When I think back, what I remember most is how every little thing seemed so special. A purple steel dagger... be still my beating heart.
The nature of innocence
It took me a year to make it to level 5. By this time I was still clueless about the more technical aspects of the game--I was, in fact, still hunting hobgoblins. However, the spirit of the lands was in me and that was all I needed. As hazy as my confused hours spent back then were, I remember a few things. I remember trying to pick my first box, sitting in the hovel in kobland, and the trap chopping off my hand. I was first distraught that I couldn't pick the severed hand up and take it to an empath, and second amazed that the empath gave me a brand new one ("And they're just... stuck with a missing hand?"). I remember the day I jumped from the treehouse twice in a row by accident. The first time I felt bad asking for healing--despite the fact that I'd heard empaths were supposed to gather in TSC--so I stumbled to the healer's tent and died just outside. The second time I died upon impact and was again raised by the same person who'd raised me only minutes before. She did it with nary an unkind word and even accepted my tip of a doughnut.
I remember hunting kobs in the shanty... I'd be in there with a bunch of people and someone would drop coins and tap them again and again to make the kobolds come. I'd hide to "ambush" the kobolds (I didn't know what the heck I was doing) and people would always accuse me of stealing. That was when I learned to turn my profession flag off. I remember flirting with a fellow named Llew-something in the shanty, and sitting and talking with a Snorri outside the constable's, and later being arrested for accidentally kicking a wandering townsperson or something and IMing Sekima to come "bail me out." The only other names I remember from that time were a Dmitri and "da Farmer" from the boards, Stump Stumblebum too (Elanthia's toughest kobold!), and a Blades and an Aurien that slipped into my consciousness somehow.
All good things...
I do remember that the lands changed a bit from the time I first appeared and the time AOL started making folks pay by the hour for premium games, which was when I left. At first I'd only see one or two titles a day... so hard to imagine now. Always curtsied to these folks. By the end of my stay (AOL went unlimited somewhere in between) titles were no longer a rarity--and I had been treated with extreme disrespect or abuse by a number of them. And things have changed so much by now that my past shock at being ill-treated by titled folks currently gives me a bit of a laugh.
But mostly I remember the good or neutral changes. I remember when the amunet was given two other channels, when the weigh, bundle and exchange verbs were implemented, when the east tower became the spot to go to get a box picked. (It used to be the well, but clouds would drift into TSC.) I remember having to wait in line for deeds... though I can't say I remember when that changed. I do remember back when you'd only have to wait for the one person in there to come out, though, as opposed to waiting in a room with twenty people all asking "Who am I after?" That was--I kid you not--something else.

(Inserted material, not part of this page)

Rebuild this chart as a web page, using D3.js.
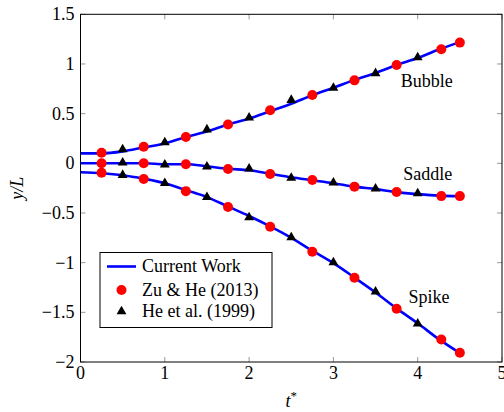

I would faint dead away if I saw that kind of player-controlled chaos again today.
Sadly, I do not remember item "droppage" upon death, though for all the attention I paid to what was going on then it may yet have been around--all the guides and help files talked about it, at least.
And I do not remember the best part of the older days--talking to the living legends, which I never did. I wouldn't even have known who they were. I don't have any actual stories from that time, I can only provide vague accounts of how things were different. And a funny anecdote about jumping from the treehouse. But I was there, and I'm glad I was.